##### SOURCE EXCERPT

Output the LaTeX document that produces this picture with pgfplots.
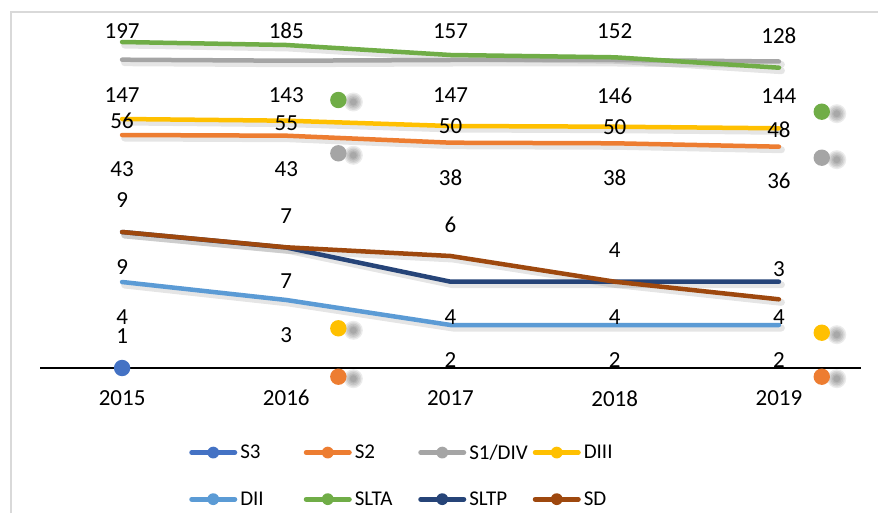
\documentclass[border=0pt]{standalone}
\usepackage{pgfplots}
\pgfplotsset{compat=1.18}
\usepackage{pgfplotstable}
\usepackage{fontspec}
\setmainfont{Carlito}

\definecolor{cS3}{HTML}{4472C4}
\definecolor{cS2}{HTML}{ED7D31}
\definecolor{cS1}{HTML}{A5A5A5}
\definecolor{cDIII}{HTML}{FFC000}
\definecolor{cDII}{HTML}{5B9BD5}
\definecolor{cSLTA}{HTML}{70AD47}
\definecolor{cSLTP}{HTML}{264478}
\definecolor{cSD}{HTML}{9E480E}
\definecolor{frame}{HTML}{D9D9D9}

\pgfdeclareplotmark{sdot}{%
  \begin{pgfscope}
    \pgfsetfillcolor{black}
    \pgfsetfillopacity{0.08}
    \pgfpathcircle{\pgfqpoint{15pt}{-2pt}}{9.5pt}\pgfusepathqfill
    \pgfpathcircle{\pgfqpoint{15pt}{-2pt}}{8pt}\pgfusepathqfill
    \pgfpathcircle{\pgfqpoint{15pt}{-2pt}}{6.5pt}\pgfusepathqfill
    \pgfpathcircle{\pgfqpoint{15pt}{-2pt}}{5pt}\pgfusepathqfill
    \pgfpathcircle{\pgfqpoint{15pt}{-2pt}}{3.5pt}\pgfusepathqfill
  \end{pgfscope}
  \pgfpathcircle{\pgfpointorigin}{\pgfplotmarksize}\pgfusepathqfill
}
\pgfdeclareplotmark{fdot}{%
  \pgfpathcircle{\pgfpointorigin}{\pgfplotmarksize}\pgfusepathqfill
}

% line positions (height above the category axis, px)
\pgfplotstableread{
year v
2015 0
}\tS
\pgfplotstableread{
year v
2015 233
2016 232.3
2017 225.3
2018 224.7
2019 221.3
}\tSb
\pgfplotstableread{
year v
2015 308.3
2016 307.3
2017 308
2018 308
2019 306.5
}\tSa
\pgfplotstableread{
year v
2015 249
2016 247.3
2017 242
2018 241.3
2019 239.7
}\tDIII
\pgfplotstableread{
year v
2015 86
2016 68
2017 43
2018 43
2019 43
}\tDII
\pgfplotstableread{
year v
2015 326
2016 323
2017 313
2018 310.7
2019 300.3
}\tSLTA
\pgfplotstableread{
year v
2015 136
2016 120.5
2017 86.3
2018 86.3
2019 86.3
}\tSLTP
\pgfplotstableread{
year v
2015 136
2016 120.7
2017 112
2018 86.3
2019 68.7
}\tSD
% loose markers
\pgfplotstableread{
x v
2016.317 -8.7
2019.261 -8.7
}\mSb
\pgfplotstableread{
x v
2016.317 214.7
2019.261 210.3
}\mSa
\pgfplotstableread{
x v
2016.317 39.7
2019.261 35.3
}\mDIII
\pgfplotstableread{
x v
2016.317 268
2019.261 256.3
}\mSLTA
% data labels
\pgfplotstableread{
x y lab
2015 337 197
2015 273 147
2015 247.2 56
2015 198.5 43
2015 167.7 9
2015 101 9
2015 51 4
2015 32.2 1
2016 337 185
2016 273 143
2016 245.2 55
2016 198.5 43
2016 152.2 7
2016 86.5 7
2016 33 3
2017 337.2 157
2017 273.2 147
2017 241.5 50
2017 190.5 38
2017 143.2 6
2017 51 4
2017 7.7 2
2018 337.2 152
2018 272.5 146
2018 240.5 50
2018 190.5 38
2018 117.5 4
2018 51 4
2018 7.7 2
2019 332.2 128
2019 271.5 144
2019 238.2 48
2019 187.2 36
2019 99.2 3
2019 51 4
2019 7.7 2
}\tLabels

\pgfplotsset{
  ser/.style={color=#1, line width=4.5pt, line cap=round, line join=round, mark=none},
  shad/.style={forget plot, black, opacity=0.10, line width=7pt, line cap=round, line join=round, mark=none, xshift=2.5pt, yshift=-3pt},
}

\begin{document}
\begin{tikzpicture}
\useasboundingbox (0,0) rectangle (878pt,523pt);
\fill[white] (0,0) rectangle (878pt,523pt);
\draw[frame, line width=1.3pt] (11pt,10pt) -- (11pt,511pt) -- (890pt,511pt);
\begin{axis}[
  at={(40pt,155pt)}, anchor=south west,
  scale only axis, width=821pt, height=350pt,
  xmin=2014.5, xmax=2019.5, ymin=0, ymax=350,
  axis y line=none, axis x line*=bottom,
  x axis line style={black, line width=1.3pt},
  xtick={2015,2016,2017,2018,2019},
  xticklabels={2015,2016,2017,2018,2019},
  major tick length=0pt,
  xticklabel style={anchor=center, inner sep=0pt, yshift=-30.3pt, font=\fontsize{23}{27}\selectfont},
  clip=false,
  every node near coord/.append style={font=\fontsize{23}{27}\selectfont, anchor=center, inner sep=0pt, text=black},
  legend columns=4,
  legend cell align=left,
  legend style={at={(0.1818,-0.2186)}, anchor=north west, draw=none, fill=none,
    inner sep=0pt, outer sep=0pt, row sep=31pt,
    nodes={inner sep=0pt, font=\fontsize{21}{25}\selectfont},
    /tikz/every even column/.append style={column sep=0pt}},
  legend image code/.code={
    \path[draw=none, fill=none] (0pt,-6pt) rectangle (51pt,6pt);
    \draw[line width=5pt, line cap=round] (2.5pt,0pt) -- (45.5pt,0pt);
    \fill[draw=none] (24pt,0pt) circle (5.9pt);
  },
]
% shadows
\addplot[shad] table[x=year,y=v] {\tSb};
\addplot[shad] table[x=year,y=v] {\tSa};
\addplot[shad] table[x=year,y=v] {\tDIII};
\addplot[shad] table[x=year,y=v] {\tDII};
\addplot[shad] table[x=year,y=v] {\tSLTA};
\addplot[shad] table[x=year,y=v] {\tSLTP};
\addplot[shad] table[x=year,y=v] {\tSD};
% series
\addplot[ser=cS3, only marks, mark=fdot, mark size=8.2pt] table[x=year,y=v] {\tS};
\addlegendentry{\makebox[63.5pt][l]{S3}}
\addplot[ser=cS2] table[x=year,y=v] {\tSb};
\addlegendentry{\makebox[63.5pt][l]{S2}}
\addplot[ser=cS1] table[x=year,y=v] {\tSa};
\addlegendentry{\makebox[63.5pt][l]{S1/DIV}}
\addplot[ser=cDIII] table[x=year,y=v] {\tDIII};
\addlegendentry{\makebox[63.5pt][l]{DIII}}
\addplot[ser=cDII] table[x=year,y=v] {\tDII};
\addlegendentry{\makebox[63.5pt][l]{DII}}
\addplot[ser=cSLTA] table[x=year,y=v] {\tSLTA};
\addlegendentry{\makebox[63.5pt][l]{SLTA}}
\addplot[ser=cSLTP] table[x=year,y=v] {\tSLTP};
\addlegendentry{\makebox[63.5pt][l]{SLTP}}
\addplot[ser=cSD] table[x=year,y=v] {\tSD};
\addlegendentry{\makebox[63.5pt][l]{SD}}
% loose markers
\addplot[forget plot, only marks, mark=sdot, mark size=8.2pt, color=cS2] table[x=x,y=v] {\mSb};
\addplot[forget plot, only marks, mark=sdot, mark size=8.2pt, color=cS1] table[x=x,y=v] {\mSa};
\addplot[forget plot, only marks, mark=sdot, mark size=8.2pt, color=cDIII] table[x=x,y=v] {\mDIII};
\addplot[forget plot, only marks, mark=sdot, mark size=8.2pt, color=cSLTA] table[x=x,y=v] {\mSLTA};
% data labels
\addplot[forget plot, draw=none, mark=none, nodes near coords, point meta=explicit symbolic] table[x=x,y=y,meta=lab] {\tLabels};
\end{axis}
\end{tikzpicture}
\end{document}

##########

CHALLENGE
With the pictures left out, transcribe the material exactly.

TASK RESULT
Output the LaTeX document that produces this picture with pgfplots.
\documentclass[border=0pt]{standalone}
\usepackage{pgfplots}
\pgfplotsset{compat=1.18}
\usepackage{pgfplotstable}
\usepackage{fontspec}
\setmainfont{Carlito}

\definecolor{cS3}{HTML}{4472C4}
\definecolor{cS2}{HTML}{ED7D31}
\definecolor{cS1}{HTML}{A5A5A5}
\definecolor{cDIII}{HTML}{FFC000}
\definecolor{cDII}{HTML}{5B9BD5}
\definecolor{cSLTA}{HTML}{70AD47}
\definecolor{cSLTP}{HTML}{264478}
\definecolor{cSD}{HTML}{9E480E}
\definecolor{frame}{HTML}{D9D9D9}

\pgfdeclareplotmark{sdot}{%
  \begin{pgfscope}
    \pgfsetfillcolor{black}
    \pgfsetfillopacity{0.08}
    \pgfpathcircle{\pgfqpoint{15pt}{-2pt}}{9.5pt}\pgfusepathqfill
    \pgfpathcircle{\pgfqpoint{15pt}{-2pt}}{8pt}\pgfusepathqfill
    \pgfpathcircle{\pgfqpoint{15pt}{-2pt}}{6.5pt}\pgfusepathqfill
    \pgfpathcircle{\pgfqpoint{15pt}{-2pt}}{5pt}\pgfusepathqfill
    \pgfpathcircle{\pgfqpoint{15pt}{-2pt}}{3.5pt}\pgfusepathqfill
  \end{pgfscope}
  \pgfpathcircle{\pgfpointorigin}{\pgfplotmarksize}\pgfusepathqfill
}
\pgfdeclareplotmark{fdot}{%
  \pgfpathcircle{\pgfpointorigin}{\pgfplotmarksize}\pgfusepathqfill
}

% line positions (height above the category axis, px)
\pgfplotstableread{
year v
2015 0
}\tS
\pgfplotstableread{
year v
2015 233
2016 232.3
2017 225.3
2018 224.7
2019 221.3
}\tSb
\pgfplotstableread{
year v
2015 308.3
2016 307.3
2017 308
2018 308
2019 306.5
}\tSa
\pgfplotstableread{
year v
2015 249
2016 247.3
2017 242
2018 241.3
2019 239.7
}\tDIII
\pgfplotstableread{
year v
2015 86
2016 68
2017 43
2018 43
2019 43
}\tDII
\pgfplotstableread{
year v
2015 326
2016 323
2017 313
2018 310.7
2019 300.3
}\tSLTA
\pgfplotstableread{
year v
2015 136
2016 120.5
2017 86.3
2018 86.3
2019 86.3
}\tSLTP
\pgfplotstableread{
year v
2015 136
2016 120.7
2017 112
2018 86.3
2019 68.7
}\tSD
% loose markers
\pgfplotstableread{
x v
2016.317 -8.7
2019.261 -8.7
}\mSb
\pgfplotstableread{
x v
2016.317 214.7
2019.261 210.3
}\mSa
\pgfplotstableread{
x v
2016.317 39.7
2019.261 35.3
}\mDIII
\pgfplotstableread{
x v
2016.317 268
2019.261 256.3
}\mSLTA
% data labels
\pgfplotstableread{
x y lab
2015 337 197
2015 273 147
2015 247.2 56
2015 198.5 43
2015 167.7 9
2015 101 9
2015 51 4
2015 32.2 1
2016 337 185
2016 273 143
2016 245.2 55
2016 198.5 43
2016 152.2 7
2016 86.5 7
2016 33 3
2017 337.2 157
2017 273.2 147
2017 241.5 50
2017 190.5 38
2017 143.2 6
2017 51 4
2017 7.7 2
2018 337.2 152
2018 272.5 146
2018 240.5 50
2018 190.5 38
2018 117.5 4
2018 51 4
2018 7.7 2
2019 332.2 128
2019 271.5 144
2019 238.2 48
2019 187.2 36
2019 99.2 3
2019 51 4
2019 7.7 2
}\tLabels

\pgfplotsset{
  ser/.style={color=#1, line width=4.5pt, line cap=round, line join=round, mark=none},
  shad/.style={forget plot, black, opacity=0.10, line width=7pt, line cap=round, line join=round, mark=none, xshift=2.5pt, yshift=-3pt},
}

\begin{document}
\begin{tikzpicture}
\useasboundingbox (0,0) rectangle (878pt,523pt);
\fill[white] (0,0) rectangle (878pt,523pt);
\draw[frame, line width=1.3pt] (11pt,10pt) -- (11pt,511pt) -- (890pt,511pt);
\begin{axis}[
  at={(40pt,155pt)}, anchor=south west,
  scale only axis, width=821pt, height=350pt,
  xmin=2014.5, xmax=2019.5, ymin=0, ymax=350,
  axis y line=none, axis x line*=bottom,
  x axis line style={black, line width=1.3pt},
  xtick={2015,2016,2017,2018,2019},
  xticklabels={2015,2016,2017,2018,2019},
  major tick length=0pt,
  xticklabel style={anchor=center, inner sep=0pt, yshift=-30.3pt, font=\fontsize{23}{27}\selectfont},
  clip=false,
  every node near coord/.append style={font=\fontsize{23}{27}\selectfont, anchor=center, inner sep=0pt, text=black},
  legend columns=4,
  legend cell align=left,
  legend style={at={(0.1818,-0.2186)}, anchor=north west, draw=none, fill=none,
    inner sep=0pt, outer sep=0pt, row sep=31pt,
    nodes={inner sep=0pt, font=\fontsize{21}{25}\selectfont},
    /tikz/every even column/.append style={column sep=0pt}},
  legend image code/.code={
    \path[draw=none, fill=none] (0pt,-6pt) rectangle (51pt,6pt);
    \draw[line width=5pt, line cap=round] (2.5pt,0pt) -- (45.5pt,0pt);
    \fill[draw=none] (24pt,0pt) circle (5.9pt);
  },
]
% shadows
\addplot[shad] table[x=year,y=v] {\tSb};
\addplot[shad] table[x=year,y=v] {\tSa};
\addplot[shad] table[x=year,y=v] {\tDIII};
\addplot[shad] table[x=year,y=v] {\tDII};
\addplot[shad] table[x=year,y=v] {\tSLTA};
\addplot[shad] table[x=year,y=v] {\tSLTP};
\addplot[shad] table[x=year,y=v] {\tSD};
% series
\addplot[ser=cS3, only marks, mark=fdot, mark size=8.2pt] table[x=year,y=v] {\tS};
\addlegendentry{\makebox[63.5pt][l]{S3}}
\addplot[ser=cS2] table[x=year,y=v] {\tSb};
\addlegendentry{\makebox[63.5pt][l]{S2}}
\addplot[ser=cS1] table[x=year,y=v] {\tSa};
\addlegendentry{\makebox[63.5pt][l]{S1/DIV}}
\addplot[ser=cDIII] table[x=year,y=v] {\tDIII};
\addlegendentry{\makebox[63.5pt][l]{DIII}}
\addplot[ser=cDII] table[x=year,y=v] {\tDII};
\addlegendentry{\makebox[63.5pt][l]{DII}}
\addplot[ser=cSLTA] table[x=year,y=v] {\tSLTA};
\addlegendentry{\makebox[63.5pt][l]{SLTA}}
\addplot[ser=cSLTP] table[x=year,y=v] {\tSLTP};
\addlegendentry{\makebox[63.5pt][l]{SLTP}}
\addplot[ser=cSD] table[x=year,y=v] {\tSD};
\addlegendentry{\makebox[63.5pt][l]{SD}}
% loose markers
\addplot[forget plot, only marks, mark=sdot, mark size=8.2pt, color=cS2] table[x=x,y=v] {\mSb};
\addplot[forget plot, only marks, mark=sdot, mark size=8.2pt, color=cS1] table[x=x,y=v] {\mSa};
\addplot[forget plot, only marks, mark=sdot, mark size=8.2pt, color=cDIII] table[x=x,y=v] {\mDIII};
\addplot[forget plot, only marks, mark=sdot, mark size=8.2pt, color=cSLTA] table[x=x,y=v] {\mSLTA};
% data labels
\addplot[forget plot, draw=none, mark=none, nodes near coords, point meta=explicit symbolic] table[x=x,y=y,meta=lab] {\tLabels};
\end{axis}
\end{tikzpicture}
\end{document}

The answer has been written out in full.